Etienne Mémin (Inria, CNRS, Irstea, Université de Rennes I, IRMAR, France): Stochastic modelling of large-scale fluid flows
In this talk, I will describe a formalism, called modelling under location uncertainty (LU), to derive in a systematic way large-scale stochastic representations of fluid flows dynamics. This modelling enables to take into account in the evolution laws the neglected small-scale effects through the introduction of a random field.
The resulting dynamics is built from a stochastic representation of the Reynolds transport theorem. This formalism enables, in the very same way as in the deterministic case, a physically relevant derivation (i.e. from the usual conservation laws) of the sought evolution laws. We will in particular show how to derive systematically stochastic representation of flow dynamics. We will give several examples of simulations obtained by such system and how an ensemble of such realizations can be used in data assimilation or for uncertainty quantification.

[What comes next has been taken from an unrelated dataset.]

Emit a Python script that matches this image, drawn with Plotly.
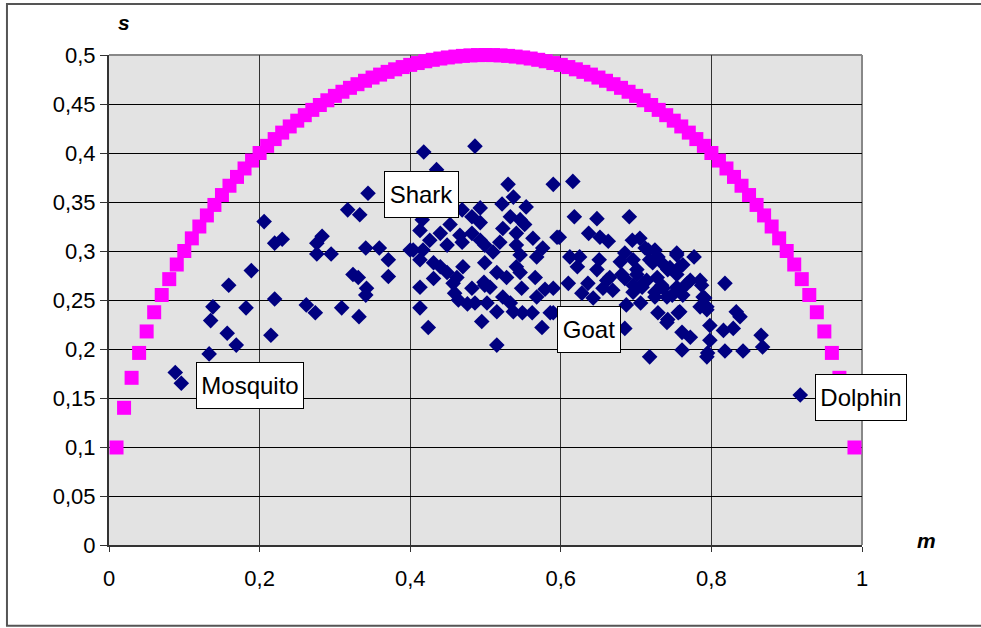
import plotly.graph_objects as go

# Boundary curve (magenta squares)
m_curve = [0.01, 0.02, 0.03, 0.04, 0.05, 0.06, 0.07, 0.08, 0.09, 0.10,
           0.11, 0.12, 0.13, 0.14, 0.15, 0.16, 0.17, 0.18, 0.19, 0.20,
           0.21, 0.22, 0.23, 0.24, 0.25, 0.26, 0.27, 0.28, 0.29, 0.30,
           0.31, 0.32, 0.33, 0.34, 0.35, 0.36, 0.37, 0.38, 0.39, 0.40,
           0.41, 0.42, 0.43, 0.44, 0.45, 0.46, 0.47, 0.48, 0.49, 0.50,
           0.51, 0.52, 0.53, 0.54, 0.55, 0.56, 0.57, 0.58, 0.59, 0.60,
           0.61, 0.62, 0.63, 0.64, 0.65, 0.66, 0.67, 0.68, 0.69, 0.70,
           0.71, 0.72, 0.73, 0.74, 0.75, 0.76, 0.77, 0.78, 0.79, 0.80,
           0.81, 0.82, 0.83, 0.84, 0.85, 0.86, 0.87, 0.88, 0.89, 0.90,
           0.91, 0.92, 0.93, 0.94, 0.95, 0.96, 0.97, 0.98, 0.99]
s_curve = [0.0995, 0.1400, 0.1706, 0.1960, 0.2179, 0.2375, 0.2551, 0.2713, 0.2862, 0.3000,
           0.3129, 0.3250, 0.3363, 0.3470, 0.3571, 0.3666, 0.3756, 0.3842, 0.3923, 0.4000,
           0.4073, 0.4142, 0.4208, 0.4271, 0.4330, 0.4386, 0.4440, 0.4490, 0.4538, 0.4583,
           0.4625, 0.4665, 0.4702, 0.4737, 0.4770, 0.4800, 0.4828, 0.4854, 0.4877, 0.4899,
           0.4918, 0.4936, 0.4951, 0.4964, 0.4975, 0.4984, 0.4991, 0.4996, 0.4999, 0.5000,
           0.4999, 0.4996, 0.4991, 0.4984, 0.4975, 0.4964, 0.4951, 0.4936, 0.4918, 0.4899,
           0.4877, 0.4854, 0.4828, 0.4800, 0.4770, 0.4737, 0.4702, 0.4665, 0.4625, 0.4583,
           0.4538, 0.4490, 0.4440, 0.4386, 0.4330, 0.4271, 0.4208, 0.4142, 0.4073, 0.4000,
           0.3923, 0.3842, 0.3756, 0.3666, 0.3571, 0.3470, 0.3363, 0.3250, 0.3129, 0.3000,
           0.2862, 0.2713, 0.2551, 0.2375, 0.2179, 0.1960, 0.1706, 0.1400, 0.0995]

# Species (navy diamonds)
m_species = [
    0.344, 0.317, 0.333, 0.206, 0.220, 0.230, 0.283, 0.276, 0.276, 0.295,
    0.341, 0.359, 0.371, 0.371, 0.400, 0.189, 0.159, 0.324, 0.331, 0.342,
    0.341, 0.220, 0.138, 0.182, 0.262, 0.274, 0.309, 0.332, 0.135, 0.157,
    0.169, 0.215, 0.133, 0.088, 0.096,
    0.418, 0.486, 0.435, 0.530, 0.590, 0.537, 0.522, 0.554, 0.493, 0.469,
    0.482, 0.533, 0.546, 0.493, 0.453, 0.416, 0.413, 0.552, 0.523, 0.440,
    0.466, 0.482, 0.541, 0.595, 0.426, 0.563, 0.493, 0.519, 0.449, 0.469,
    0.499, 0.541, 0.576, 0.404, 0.417, 0.510, 0.546, 0.568, 0.413, 0.431,
    0.470, 0.499, 0.440, 0.541, 0.449, 0.515, 0.431, 0.528, 0.546, 0.462,
    0.566, 0.457, 0.413, 0.482, 0.499, 0.548, 0.579, 0.459, 0.523, 0.568,
    0.464, 0.486, 0.502, 0.533, 0.413, 0.515, 0.537, 0.549, 0.562, 0.586,
    0.495, 0.424, 0.575, 0.515, 0.506, 0.476, 0.498,
    0.616, 0.618, 0.648, 0.691, 0.598, 0.637, 0.652, 0.663, 0.695, 0.705,
    0.612, 0.625, 0.651, 0.685, 0.712, 0.725, 0.754, 0.777, 0.622, 0.648,
    0.679, 0.696, 0.718, 0.734, 0.762, 0.745, 0.610, 0.636, 0.665, 0.681,
    0.701, 0.714, 0.728, 0.754, 0.772, 0.787, 0.628, 0.656, 0.669, 0.696,
    0.708, 0.736, 0.758, 0.643, 0.725, 0.741, 0.789, 0.687, 0.706, 0.794,
    0.729, 0.756, 0.741, 0.685, 0.798, 0.761, 0.772, 0.798, 0.761, 0.795,
    0.718, 0.590, 0.590,
    0.818, 0.791, 0.794, 0.833, 0.838, 0.816, 0.829, 0.866, 0.818, 0.842,
    0.868, 0.794, 0.918,
    0.716, 0.729, 0.754, 0.701, 0.722, 0.742, 0.758, 0.661, 0.685, 0.709,
    0.734, 0.754, 0.768, 0.785, 0.696, 0.725, 0.748, 0.762, 0.742, 0.758,
    0.785]
s_species = [
    0.359, 0.342, 0.337, 0.330, 0.308, 0.312, 0.315, 0.308, 0.297, 0.297,
    0.303, 0.303, 0.291, 0.274, 0.301, 0.280, 0.265, 0.276, 0.273, 0.262,
    0.255, 0.251, 0.243, 0.242, 0.245, 0.237, 0.242, 0.233, 0.229, 0.216,
    0.204, 0.214, 0.195, 0.176, 0.165,
    0.401, 0.407, 0.383, 0.368, 0.368, 0.355, 0.348, 0.345, 0.344, 0.342,
    0.335, 0.335, 0.332, 0.329, 0.327, 0.332, 0.321, 0.327, 0.323, 0.318,
    0.316, 0.318, 0.318, 0.314, 0.311, 0.313, 0.311, 0.309, 0.306, 0.309,
    0.306, 0.306, 0.303, 0.301, 0.301, 0.299, 0.296, 0.294, 0.291, 0.288,
    0.284, 0.288, 0.284, 0.284, 0.278, 0.278, 0.272, 0.273, 0.278, 0.273,
    0.273, 0.267, 0.263, 0.262, 0.265, 0.262, 0.261, 0.257, 0.253, 0.253,
    0.250, 0.247, 0.247, 0.247, 0.242, 0.238, 0.238, 0.237, 0.237, 0.237,
    0.228, 0.222, 0.222, 0.204, 0.263, 0.246, 0.268,
    0.371, 0.335, 0.333, 0.335, 0.314, 0.318, 0.314, 0.310, 0.311, 0.313,
    0.294, 0.294, 0.291, 0.298, 0.303, 0.301, 0.296, 0.294, 0.284, 0.281,
    0.289, 0.291, 0.291, 0.288, 0.286, 0.283, 0.267, 0.267, 0.273, 0.276,
    0.276, 0.270, 0.273, 0.276, 0.270, 0.265, 0.257, 0.262, 0.260, 0.265,
    0.263, 0.262, 0.260, 0.252, 0.253, 0.253, 0.253, 0.245, 0.247, 0.243,
    0.237, 0.237, 0.227, 0.221, 0.224, 0.217, 0.212, 0.209, 0.199, 0.196,
    0.192, 0.237, 0.262,
    0.267, 0.252, 0.240, 0.238, 0.233, 0.219, 0.221, 0.214, 0.198, 0.198,
    0.202, 0.192, 0.153,
    0.301, 0.294, 0.298, 0.281, 0.288, 0.281, 0.284, 0.270, 0.272, 0.267,
    0.265, 0.263, 0.267, 0.270, 0.258, 0.258, 0.255, 0.255, 0.230, 0.238,
    0.243]

# Callout labels
label_text = ["Shark", "Mosquito", "Goat", "Dolphin"]
label_m = [0.415, 0.187, 0.637, 0.999]
label_s = [0.358, 0.163, 0.220, 0.151]
label_box_w = [69, 102, 58, 86]

x_ticks = [0, 0.2, 0.4, 0.6, 0.8, 1]

FONT = "Liberation Sans, Arial, sans-serif"

fig = go.Figure()
fig.add_trace(go.Scatter(
    x=m_curve, y=s_curve, mode="markers",
    marker=dict(symbol="square", size=14, color="#FF00FF", line=dict(width=0)),
    cliponaxis=False, showlegend=False, hoverinfo="skip"))
fig.add_trace(go.Scatter(
    x=m_species, y=s_species, mode="markers",
    marker=dict(symbol="diamond", size=12, color="#000080", line=dict(width=0)),
    cliponaxis=False, showlegend=False, hoverinfo="skip"))

for t, xm, ys, w in zip(label_text, label_m, label_s, label_box_w):
    fig.add_annotation(x=xm, y=ys, xref="x", yref="y", text=t, showarrow=False,
                       xanchor="center", yanchor="middle", align="center", valign="middle",
                       width=w, height=41,
                       font=dict(family=FONT, size=24, color="black"),
                       bgcolor="white", bordercolor="black", borderwidth=1, borderpad=2)

# axis titles
fig.add_annotation(x=0.020, y=1.067, xref="paper", yref="paper", text="<b><i>s</i></b>",
                   showarrow=False, xanchor="center", yanchor="middle",
                   font=dict(family=FONT, size=21, color="black"))
fig.add_annotation(x=1.085, y=0.010, xref="paper", yref="paper", text="<b><i>m</i></b>",
                   showarrow=False, xanchor="center", yanchor="middle",
                   font=dict(family=FONT, size=21, color="black"))

# outer frame
fig.add_shape(type="rect", xref="paper", yref="paper",
              x0=-0.1355, x1=1.17, y0=-0.165, y1=1.104,
              line=dict(color="#555555", width=2), layer="below")
# plot area border (top & right)
fig.add_shape(type="line", xref="paper", yref="paper", x0=0, x1=1, y0=1, y1=1,
              line=dict(color="#888888", width=2), layer="below")
fig.add_shape(type="line", xref="paper", yref="paper", x0=1, x1=1, y0=0, y1=1,
              line=dict(color="#888888", width=2), layer="below")

fig.update_layout(
    width=981, height=628,
    margin=dict(l=109, r=119, t=55, b=83, autoexpand=False),
    paper_bgcolor="white", plot_bgcolor="#E3E3E3",
    separators=", ",
    font=dict(family=FONT, size=22, color="black"),
    showlegend=False,
)
fig.update_xaxes(range=[0, 1], tickvals=x_ticks, showgrid=True, gridcolor="#333333", gridwidth=1,
                 zeroline=False, showline=True, linecolor="#333333", linewidth=2,
                 ticks="outside", ticklen=5, tickcolor="#333333", ticklabelstandoff=8,
                 tickfont=dict(family=FONT, size=22, color="black"))
fig.update_yaxes(range=[0, 0.5], dtick=0.05, tick0=0, showgrid=True, gridcolor="black", gridwidth=1,
                 zeroline=False, showline=True, linecolor="#333333", linewidth=2,
                 ticks="outside", ticklen=7, tickcolor="#333333",
                 tickfont=dict(family=FONT, size=22, color="black"))

fig.write_html("out.html",
               config={"displayModeBar": False, "staticPlot": True},
               post_script="document.body.style.margin='0';document.body.style.overflow='hidden';")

Furthermore, this formalism brings into play very meaningful terms for turbulence modeling. As a matter of fact, it provides (i) a natural subgrid tensor expression figuring the mixing of the resolved components by the unresolved components; (ii) a multiplicative random term associated to an energy backscattering; and (iii) a modified advection that depicts a so-called turbophoresis phenomena that tends to drive fluid particles from regions of high turbulence toward areas of lower turbulent kinetic energy. We will in particular focus on this last term and show its relevance to describe several physical situations (such as wall-law velocity profiles or wave mean-current interaction and the apparition of the so-called vortex force). This will put an emphasis on the importance of the unresolved components inhomogeneity modeling.